Most organisations say they want capability uplift. What they usually mean is speed. A new strategy lands and a capability gap is identified. A program is commissioned, workshops are booked, frameworks are rolled out, and metrics are reported. For a moment, the organisation feels like it is learning. Something visible is happening.

Then, slowly, the organisation settles back into its defaults. Old habits reassert themselves. Decision patterns remain unchanged. The gap reopens. When this happens, the conclusion is often that the program was not strong enough or sustained long enough. Rarely is the deeper assumption questioned: That capability can be scaled by delivering learning, rather than by shaping the system in which learning already happens.

Most learning in organisations happens outside the direct control of the learning function. This is not a failure of L&D. It is a feature of how human systems work. People learn continuously through the conditions they operate in. They learn from pressure and constraint, from what is rewarded and what is ignored, from how decisions are really made, and from how mistakes are handled in practice rather than described in principle. They learn socially, often without realising it, by watching which behaviours are safe, valued, or quietly punished.

Every organisation is teaching its people all the time. The question is not whether learning is happening, but what the system is teaching.

If deadlines consistently matter more than outcomes, people learn to prioritise speed over quality. If dissent carries social cost, people learn to stay quiet. If collaboration slows delivery while individual heroics are praised, people learn to work around one another. If failure lingers longer than insight, people learn caution rather than curiosity.

None of this requires a training budget. And none of it can be fully counteracted by a program. Short-term learning initiatives persist because they solve organisational needs beyond learning. They are visible, bounded, and legible to governance structures. They fit into funding cycles and offer leaders something tangible to point to.

But programs are interventions, not environments. They assume that capability can be injected, that learning occurs primarily in discrete moments, and that behaviour will change because knowledge has been transferred.

In complex, adaptive systems, these assumptions rarely hold.

Capability is not just skill acquisition. It is the ability to act well, consistently, under real conditions. That consistency emerges from habits, feedback loops, social norms, incentives, tools, and decision rights interacting over time. A program may influence a small part of this. The system determines the rest.

Program-based thinking also tends to locate capability inside individuals. Knowledge is treated as something people carry with them, ready to deploy once trained. In practice, most meaningful capability is collective. It lives in how teams coordinate under uncertainty, how disagreement is surfaced and resolved, how errors are discussed, and how learning from one context travels across the organisation.

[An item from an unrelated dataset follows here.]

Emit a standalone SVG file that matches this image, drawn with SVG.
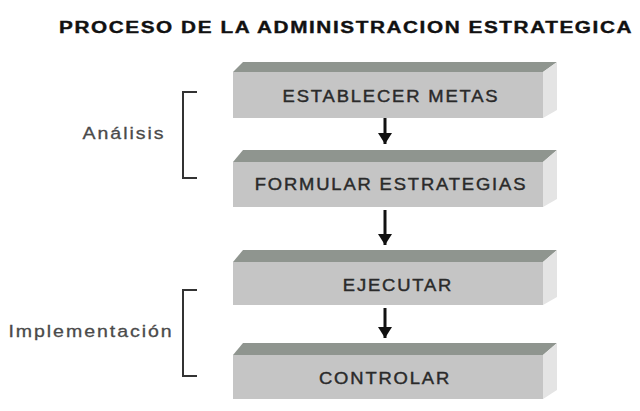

These patterns are shaped through repeated experience in the flow of work. They cannot be installed through workshops, because the system people return to afterwards continues teaching its own lessons, often more powerfully. This is why organisations can invest heavily in learning while seeing little change. The formal learning says one thing. The system teaches another.

Once learning is understood as systemic, the role of L&D is made clearer. If most learning is emergent, then L&D cannot be the primary source of learning. But it can play a critical role in helping the organisation notice what it is already teaching, and in shaping the conditions that determine how learning happens.

This reframes L&D from a delivery function to an ecosystem designer. The work becomes less about producing content and more about shaping the environment in which work and learning are inseparable. It involves making tacit standards explicit, strengthening feedback loops so the work teaches faster, and creating shared language so learning can move across teams rather than staying local.

In practice, this often means working beyond the traditional boundaries of L&D. Partnering with leaders to model learning publicly, including uncertainty and error. Helping teams build reflection into their workflows rather than treating it as an extra. Aligning incentives so improvement and learning are rewarded, not just execution and delivery.

None of this is particularly novel. What is rare is treating these elements as a coherent system rather than a collection of initiatives. Programs scale by being repeated. Learning ecosystems scale through alignment.

When the environment consistently reinforces learning, capability uplift no longer depends on sustained attention from a central team or the energy of individual champions. Learning becomes the path of least resistance. The system stops fighting itself. This is why ecosystems outperform initiatives over time. They continue to shape behaviour even as priorities shift, because learning is woven into how work gets done. The investment is less visible. The signals are quieter. The returns take longer to show. But they compound.

Seen this way, the most valuable contribution of L&D is not controlling the small proportion of learning it directly delivers. It is influencing the much larger proportion that emerges through everyday work.

This is a more demanding mandate. It requires L&D to work systemically, across boundaries, and often without clear ownership. It requires comfort with influence rather than control, and with progress that is measured in patterns rather than participation rates. But it is also where the leverage lies.

When learning belongs to the system, investing primarily in programs while underinvesting in the ecosystem becomes a structural mismatch. Capability uplift becomes episodic rather than cumulative.

Designing the learning ecosystem does not mean abandoning programs. It means using them deliberately, as signals and accelerators, within a system that is already set up to teach. When that alignment is in place, capability no longer needs to be rolled out. It grows.